Yes. Because the objects are prototypes, the project lends itself to this idea that it doesn’t have to be perfect, and maybe the imperfection somehow produces more new ideas.
What can people interested in homemade projects and crafts learn from the professionals?
There’s this magical moment, for design thinkers and design researchers, of having this open-mindedness and potential to observe, and then to take that observation critically and to want to make something better.
For example, the designer Michael Young noticed that people were using tissues to touch door handles, so he’s innovated this anti-bacterial door handle by using lotus leaves and laser etching machinery. I’m not saying anyone off the street can do that, but it’s that trained eye, of wanting to ask questions, wanting to do something, tinkering and thinking, and improving.
What’s the one home design project you’d like to take a stab at now, if you had a couple of extra hours?
I think it would be organization. I have always been so inspired by [Hong Kong-based architectural designer] Gary Chang and his “Domestic Transformer,” where he has, over the past decades, changed his home 40, 50 times.

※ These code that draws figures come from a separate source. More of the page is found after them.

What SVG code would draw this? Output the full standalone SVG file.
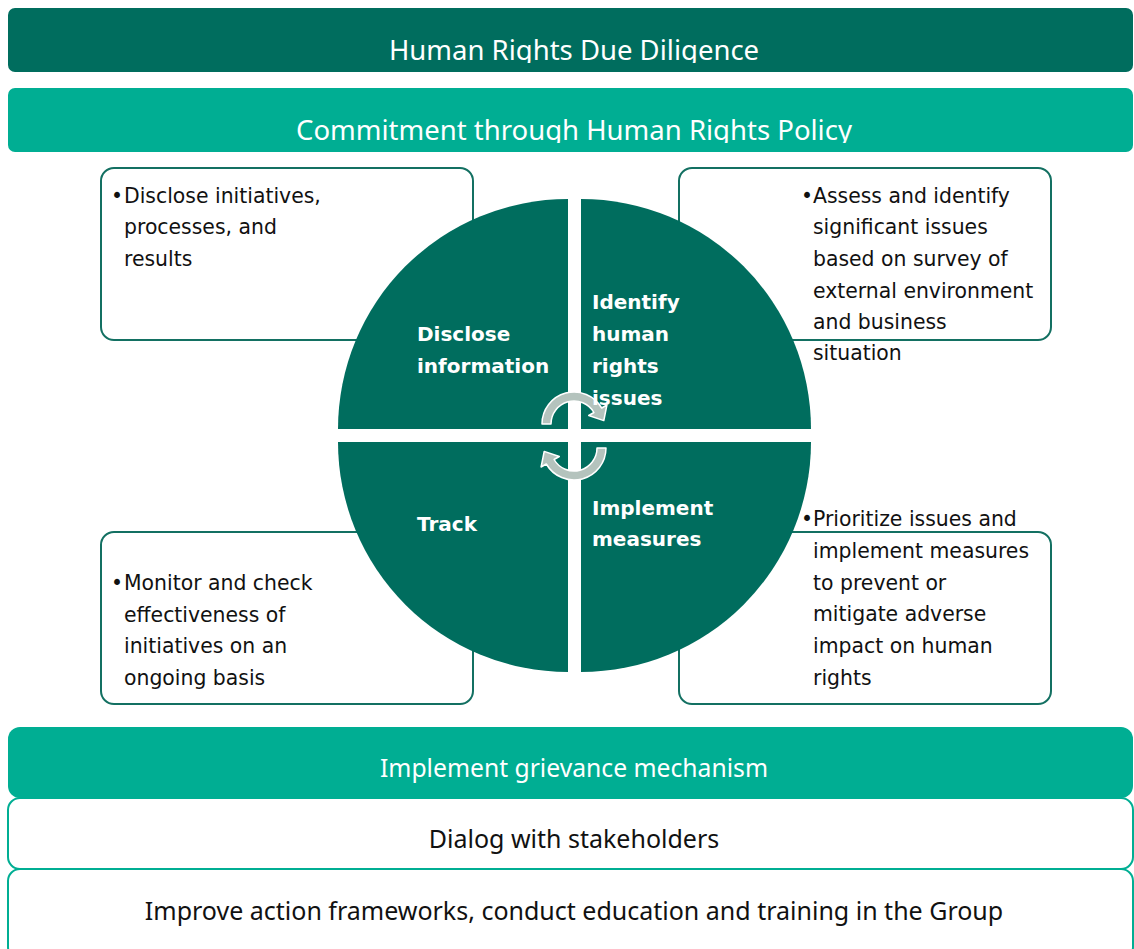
<svg xmlns="http://www.w3.org/2000/svg" width="1134" height="949" viewBox="0 0 1134 949">
  <style>
    .bar-dark { fill: #006d5e; }
    .bar-teal { fill: #00ae93; }
    .head { font-family: "Noto Sans", "Open Sans", sans-serif; font-size: 27.5px; fill: #ffffff; text-anchor: middle; }
    .foot { font-family: "Noto Sans", "Open Sans", sans-serif; font-size: 25px; fill: #111111; text-anchor: middle; }
    .box { fill: #ffffff; stroke: #137062; stroke-width: 2; }
    .band { fill: #ffffff; stroke: #00ae93; stroke-width: 2; }
    .quad { fill: #006d5e; }
    .body { font-family: "DejaVu Sans", Verdana, sans-serif; font-size: 20.4px; fill: #111111; }
    .label { font-family: "DejaVu Sans", Verdana, sans-serif; font-size: 20px; font-weight: bold; fill: #ffffff; }
    .cycle { fill: #b4c3bd; stroke: #ffffff; stroke-width: 1.5; stroke-linejoin: round; }
  </style>
  <defs>
    <clipPath id="clip-title"><rect x="0" y="8" width="1134" height="55"/></clipPath>
    <clipPath id="clip-policy"><rect x="0" y="88" width="1134" height="55"/></clipPath>
    <!-- curved cycle arrow, centred on its arc -->
    <path id="cycle-arrow" d="M -32 0 A 32 32 0 0 1 27.71 -16 L 32.91 -19 L 29.8 -3.4 L 14.72 -8.5 L 19.92 -11.5 A 23 23 0 0 0 -23 0 Z"/>
  </defs>

  <rect width="1134" height="949" fill="#ffffff"/>

  <g id="title">
    <rect class="bar-dark" x="8" y="8" width="1125" height="64" rx="7"/>
    <text class="head" x="574" y="60" clip-path="url(#clip-title)">Human Rights Due Diligence</text>
  </g>

  <g id="policy">
    <rect class="bar-teal" x="8" y="88" width="1125" height="64" rx="7"/>
    <text class="head" x="574" y="140" clip-path="url(#clip-policy)">Commitment through Human Rights Policy</text>
  </g>

  <!-- description boxes (behind the circle) -->
  <g id="box-disclose">
    <rect class="box" x="101" y="168" width="372" height="172" rx="13"/>
  </g>
  <g id="box-identify">
    <rect class="box" x="679" y="168" width="372" height="172" rx="13"/>
  </g>
  <g id="box-track">
    <rect class="box" x="101" y="532" width="372" height="172" rx="13"/>
  </g>
  <g id="box-implement">
    <rect class="box" x="679" y="532" width="372" height="172" rx="13"/>
  </g>

  <!-- four quadrants of the cycle -->
  <g id="quad-disclose">
    <path class="quad" d="M 568 429 L 338 429 A 230 230 0 0 1 568 199 Z"/>
    <text class="label" x="417" y="341">Disclose</text>
    <text class="label" x="417" y="373">information</text>
  </g>
  <g id="quad-identify">
    <path class="quad" d="M 581 429 L 581 199 A 230 230 0 0 1 811 429 Z"/>
  </g>
  <g id="quad-track">
    <path class="quad" d="M 568 442 L 568 672 A 230 230 0 0 1 338 442 Z"/>
    <text class="label" x="417" y="531">Track</text>
  </g>
  <g id="quad-implement">
    <path class="quad" d="M 581 442 L 811 442 A 230 230 0 0 1 581 672 Z"/>
    <text class="label" x="592" y="515">Implement</text>
    <text class="label" x="592" y="546">measures</text>
  </g>

  <g id="connectors">
    <use href="#cycle-arrow" class="cycle" transform="translate(574 424)"/>
    <use href="#cycle-arrow" class="cycle" transform="translate(574 448) rotate(180)"/>
  </g>

  <g id="identify-label">
    <text class="label" x="592" y="309">Identify</text>
    <text class="label" x="592" y="341">human</text>
    <text class="label" x="592" y="373">rights</text>
    <text class="label" x="592" y="405">issues</text>
  </g>

  <!-- box texts -->
  <g id="text-disclose" class="body">
    <text x="111" y="203">•</text>
    <text x="124" y="203">Disclose initiatives,</text>
    <text x="124" y="234">processes, and</text>
    <text x="124" y="266">results</text>
  </g>
  <g id="text-identify" class="body">
    <text x="801" y="203">•</text>
    <text x="813" y="203">Assess and identify</text>
    <text x="813" y="234">significant issues</text>
    <text x="813" y="266">based on survey of</text>
    <text x="813" y="298">external environment</text>
    <text x="813" y="329">and business</text>
    <text x="813" y="360">situation</text>
  </g>
  <g id="text-track" class="body">
    <text x="111" y="590">•</text>
    <text x="124" y="590">Monitor and check</text>
    <text x="124" y="622">effectiveness of</text>
    <text x="124" y="653">initiatives on an</text>
    <text x="124" y="685">ongoing basis</text>
  </g>
  <g id="text-implement" class="body">
    <text x="801" y="526">•</text>
    <text x="813" y="526">Prioritize issues and</text>
    <text x="813" y="558">implement measures</text>
    <text x="813" y="590">to prevent or</text>
    <text x="813" y="621">mitigate adverse</text>
    <text x="813" y="653">impact on human</text>
    <text x="813" y="685">rights</text>
  </g>

  <g id="improve">
    <rect class="band" x="8" y="869" width="1125" height="90" rx="12"/>
    <text class="foot" x="574" y="920">Improve action frameworks, conduct education and training in the Group</text>
  </g>

  <g id="dialog">
    <rect class="band" x="8" y="798" width="1125" height="71" rx="12"/>
    <text class="foot" x="574" y="848">Dialog with stakeholders</text>
  </g>

  <g id="grievance">
    <rect class="bar-teal" x="8" y="727" width="1125" height="71" rx="12"/>
    <text class="head" x="574" y="777" style="font-size:24.7px">Implement grievance mechanism</text>
  </g>
</svg>
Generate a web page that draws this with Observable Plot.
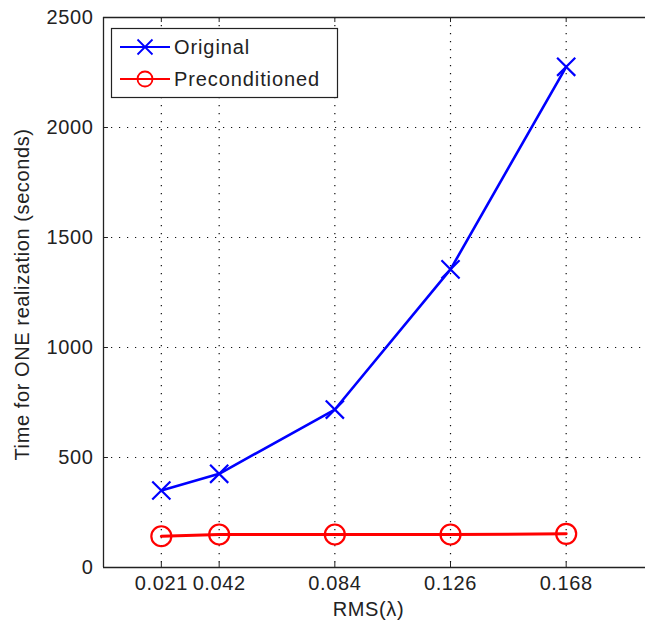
<!DOCTYPE html>
<html>
<head>
<meta charset="utf-8">
<script src="https://cdn.jsdelivr.net/npm/d3@7"></script>
<script src="https://cdn.jsdelivr.net/npm/@observablehq/plot@0.6"></script>
<style>
  html, body { margin: 0; padding: 0; background: white; overflow: hidden; }
  #chart { width: 645px; height: 632px; overflow: hidden; }
</style>
</head>
<body>
<div id="chart"></div>
<script>
const rms = [0.021, 0.042, 0.084, 0.126, 0.168];
const original = [350, 426, 718, 1355, 2276];
const preconditioned = [142, 150, 150, 150, 153];
const xTicks = [0.021, 0.042, 0.084, 0.126, 0.168];
const yTicks = [0, 500, 1000, 1500, 2000, 2500];
const seriesNames = ["Original", "Preconditioned"];
const seriesColors = ["#0000ff", "#ff0000"];
const xLabel = "RMS(λ)";
const yLabel = "Time for ONE realization (seconds)";

const origData = rms.map((x, i) => ({x, y: original[i]}));
const preData = rms.map((x, i) => ({x, y: preconditioned[i]}));

const font = "'Liberation Sans', Arial, Helvetica, sans-serif";
const axisColor = "#222";

const chart = Plot.plot({
  width: 645,
  height: 632,
  marginLeft: 103,
  marginRight: 0,
  marginTop: 17,
  marginBottom: 65,
  style: {fontFamily: font, fontSize: "20px", color: axisColor, background: "white"},
  x: {domain: [0, 0.1968], ticks: xTicks},
  y: {domain: [0, 2500], ticks: yTicks},
  marks: [
    Plot.gridX(xTicks, {stroke: "#111", strokeOpacity: 1, strokeWidth: 1.2, strokeDasharray: "1.2,6.8"}),
    Plot.gridY(yTicks.slice(1, -1), {stroke: "#111", strokeOpacity: 1, strokeWidth: 1.2, strokeDasharray: "1.2,6.8"}),
    // inward ticks
    Plot.ruleX(xTicks, {x: d => d, y1: 0, y2: 23, stroke: axisColor}),
    Plot.ruleX(xTicks, {x: d => d, y1: 2500, y2: 2477, stroke: axisColor}),
    Plot.ruleY(yTicks, {y: d => d, x1: 0, x2: 0.0018, stroke: axisColor}),
    // axes box
    Plot.ruleY([0], {stroke: axisColor, strokeWidth: 1.3}),
    Plot.ruleY([2500], {stroke: axisColor, strokeWidth: 1.6}),
    Plot.ruleX([0], {stroke: axisColor, strokeWidth: 1.3}),
    Plot.axisX(xTicks, {tickSize: 0, tickPadding: 8, tickFormat: d => String(d), label: null, fill: axisColor}),
    Plot.axisY(yTicks, {tickSize: 0, tickPadding: 10, tickFormat: d => String(d), label: null, fill: axisColor}),
    // series
    Plot.line(origData, {x: "x", y: "y", stroke: seriesColors[0], strokeWidth: 2.6}),
    Plot.dot(origData, {x: "x", y: "y", symbol: "times", r: 8.3, stroke: seriesColors[0], strokeWidth: 2.2}),
    Plot.line(preData, {x: "x", y: "y", stroke: seriesColors[1], strokeWidth: 3}),
    Plot.dot(preData, {x: "x", y: "y", symbol: "circle", r: 10, stroke: seriesColors[1], strokeWidth: 2.2, fill: "none"}),
    // axis labels
    Plot.text([xLabel], {frameAnchor: "bottom", text: d => d, dy: 42, dx: -6, lineAnchor: "middle", textAnchor: "middle", fontSize: 20, fill: axisColor}),
    Plot.text([yLabel], {frameAnchor: "left", text: d => d, rotate: -90, dx: -81, dy: 2, lineAnchor: "middle", textAnchor: "middle", fontSize: 20, fill: axisColor})
  ]
});

document.getElementById("chart").appendChild(chart);

const svg = d3.select(chart);
svg.selectAll("text").style("letter-spacing", "0.6px");

// Legend
const lg = svg.append("g").attr("font-family", font).attr("font-size", 20).attr("text-anchor", "start");
lg.append("rect")
  .attr("x", 111.5).attr("y", 28.5).attr("width", 226).attr("height", 69)
  .attr("fill", "white").attr("stroke", axisColor).attr("stroke-width", 1.2);
const rowY = [47, 79];
seriesNames.forEach((name, i) => {
  const y = rowY[i];
  const c = seriesColors[i];
  lg.append("line").attr("x1", 120).attr("x2", 170).attr("y1", y).attr("y2", y)
    .attr("stroke", c).attr("stroke-width", 1.8);
  if (i === 0) {
    const s = 7.5;
    lg.append("path").attr("d", `M${145 - s},${y - s}L${145 + s},${y + s}M${145 - s},${y + s}L${145 + s},${y - s}`)
      .attr("stroke", c).attr("stroke-width", 1.8).attr("fill", "none");
  } else {
    lg.append("circle").attr("cx", 145).attr("cy", y).attr("r", 7.5)
      .attr("stroke", c).attr("stroke-width", 1.8).attr("fill", "none");
  }
  lg.append("text").attr("x", 174).attr("y", y).attr("dy", "0.35em")
    .attr("text-anchor", "start")
    .attr("fill", axisColor).style("letter-spacing", "0.9px").text(name);
});
</script>
</body>
</html>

I’m a maximalist, whereas my husband is a minimalist. I love stuff, but if I had to choose one homemade project to work on, it’d be: How do you create a system where you could retain your own sensibility and expression as an individual, but still organize or be able to hide your stuff? Is it a question of storage? Is it a question of rethinking storage mechanisms so every inch counts? It’s not easy to do, but can you imagine coming up with storage systems that can both display and hide?